Viruses like Hepatitis A and norovirus are common (but mild) causes of foodborne illness, too, according to the US Food and Drug Administration (FDA).
(Next time you have a sour stomach, here’s how to tell if it’s food poisoning or something else.)
Do I have to wash all my produce?
Twellman says that when they’re available, she tends to splurge on the organic versions of produce to avoid excess pesticide exposure. But whether it’s organic or not, she suggests, it’s a good idea to wash all of your produce.
Certainly not every fruit and vegetable poses an equal risk. According to the Environmental Working Group—a consumer advocacy organization that rates and recommends foods, cleaning, and beauty products for health safety—some of the key fruits and vegetables to make sure you wash include strawberries, spinach, kale, collard and mustard greens, Nectarines, apples, grapes, cherries, peaches, pears, peppers, celery, and tomatoes.
Twellman says it’s a good idea to wash food that you cut into, too—even if it has a rind, like a cantaloupe or watermelon. That’s because when the knife slices through the fruit or vegetable, microbes travel into the meaty part of the fruit, she explains. “I will even wash things like tangerines and oranges because after you peel them, whatever’s on the peel transfers to your hands and then to the actual fruit,” she says.

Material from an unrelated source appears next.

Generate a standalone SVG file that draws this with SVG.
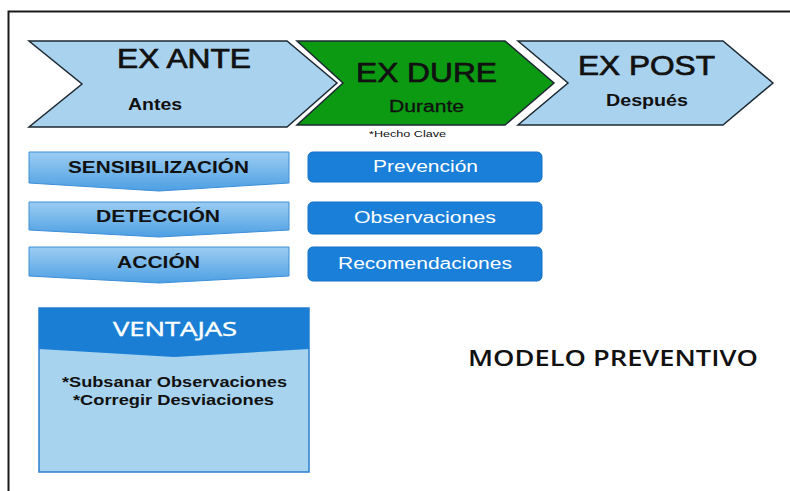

How to wash fruit and vegetables
Don’t pick up the dish soap just yet, Twellman suggests. Soap is what’s called an emulsifier, so it works to separate fat from water—which is super useful to remove cooking oil from your pans, but not that great for your produce. You don’t necessarily need special products, either. The best ingredients to clean your fruits and veggies are likely already in your kitchen.
1. Freshwater rinse
The FDA advises that you simply use running water to wash your fruits and vegetables, rubbing the produce to work off any microbes and pesticides residues (and to use a soft-bristle brush to scrub firmer foods like melons or cucumbers—just consider popping your scrub brush in your next dishwasher load to ensure it, too, gets a good cleaning).
2. Freshwater soak
Research published in the Journal of Food Protection said that in most cases, soaking produce for at least two minutes before rinsing may be even more effective in reducing harmful bacteria.
3. Vinegar soak
An older study from the same journal suggested adding a bit of vinegar to this soak works better to prevent food poisoning than water alone. “I like to use a five-percent solution,” Twellman says. That’s about one cup of vinegar to two gallons of water in your sink (but she notes that it doesn’t have to be super precise). “Then I just put all my produce in the water and let it sit for about 10 minutes, then lay it out to dry.”
Here are six other great uses for that white vinegar in your cabinet.
4. Baking soda soak
Research published in the Journal of Agricultural and Food Chemistry says that baking soda’s alkaline pH helps to break down stubborn pesticide residue. In the study, researchers soaked apples—reportedly one of the dirtiest fruits—in two cups of water with one teaspoon of baking soda for 15 minutes, followed by a freshwater rinse.
So, which is the best way to clean your produce?
The FDA and CDC say that in most cases, rinsing thoroughly with running water is effective in limiting your microbe and pesticide risk. If you’d like to be extra vigilant—especially if you’re prepping food for kids, older adults, pregnant women, or others with compromised immune systems—research suggests that adding vinegar or baking soda to a freshwater soak might go the extra mile .
Just remember that it’s important to wash your produce right before eating it—or else make sure it’s completely dry before storing. Any excess moisture can encourage fungal growth that spoils your food faster.